Im ZDF-Thriller “Geheimnis der Wale“ (So, 20.15 Uhr) kämpft Veronica Ferres gegen einen skrupellosen Energiekonzern.

Ein Film mit Veronica Ferres ist nie nur ein Film. Ferres-Filme sind Events: teuer, aufwendig, viel beachtet. Was weniger zu tun hat mit dem jeweiligen Inhalt als mit der blonden Hauptdarstellerin, die zu den bekanntesten, bestbezahlten und ja, auch beliebtesten deutschen Schauspielerinnen zählt. "Allgegenwärtige Darstellerin ihrer selbst", hat der "Spiegel" sie einmal genannt, was böse klingt (und wohl auch so gemeint war), die Sache aber ganz gut trifft. Text lernen, zum Set gehen und den Rest der Fantasie des Zuschauers überlassen - das ist nicht Ferres.

Veronica Ferres identifiziert sich mit ihren Rollen, verliert sich in ihnen, rettet sie hinüber ins "richtige" Leben: in Talkshows, auf Titelseiten, ins öffentliche Bewusstsein. Sie spielt nicht Menschen mit beliebig austauschbaren Eigenschaften, sie verschreibt sich Projekten mit großem Engagement und vollem Herzen. Mit Veronica Ferres ist es ein bisschen wie mit Nicolas Sarkozy, den man auch nicht angucken kann, ohne gleichzeitig an Carla Bruni zu denken, die sich katzenhaft auf irgendwelchen Sofas räkelt und dazu, bien sûr, auf der Gitarre klimpert.

Image erschlägt Inhalt. Das ist ein Problem. Und schade, weil nicht wenige Filme, die Ferres in letzter Zeit gedreht hat, ziemlich gut sind: "Die Frau vom Checkpoint Charlie" etwa und zuletzt das Holocaust-Drama "Unter Bauern", in dem sie eine von den Nazis verfolgte Jüdin verkörpert.

Auch ihr aktueller Film, das Umweltthrillerliebesdrama "Das Geheimnis der Wale" (Regie: Philipp Kadelbach, Drehbuch: Richard Reitinger, Natalie Scharf) ist durchaus sehenswert. Es geht um einen skrupellosen Energiekonzern, der vor der neuseeländischen Küste nach Gas sucht - obgleich das für die dort lebenden Buckelwale den sicheren Tod bedeutet. Betroffen sind der renommierte Walforscher und Sonderling Johannes Waldmann (Mario Adorf), der alsbald verstirbt (Unfall? Mord?) und seiner Tochter Anna (Ferres) ein unfertiges Gutachten hinterlässt; ein windiger, profitgeiler Bürgermeister (Fritz Karl) sowie der undurchsichtige, aber attraktive Umweltschützer Chris Cassell (Christopher Lambert).

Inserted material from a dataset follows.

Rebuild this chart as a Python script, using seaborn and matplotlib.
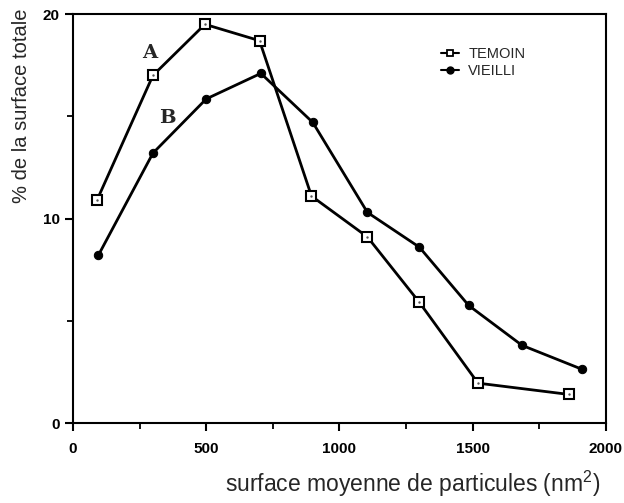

Trotz der vielen Handlungsstränge muss sich der Film ständig gegen seine Hauptdarstellerin behaupten, sich von ihr emanzipieren. Das gelingt nicht immer - und hängt zusammen mit dem fehlenden Abstraktionsvermögen jener Zuschauer, die sich in Fragen verlieren wie der, ob die Schauspielerin nun eine "Rettet die Wale"-Initiative gründet. Oder einen kleinen Wal adoptiert.

In einer Szene sitzt Anna Waldmann am Tresen und trinkt einen großen Schluck Bier. Ärger mit der halbwüchsigen Tochter. Ach, sieh an, denkt man, Veronica Ferres trinkt also Flaschenbier, dabei ist die doch inzwischen so schlank. "Sie haben gerade für eine kurzen Augenblick ausgesehen wie ihr Vater" sagt Chris Cassell in einer späteren Szene zärtlich zu Anna Waldmann. Aber das stimmt nicht. Veronica Ferres sieht immer aus wie Veronica Ferres.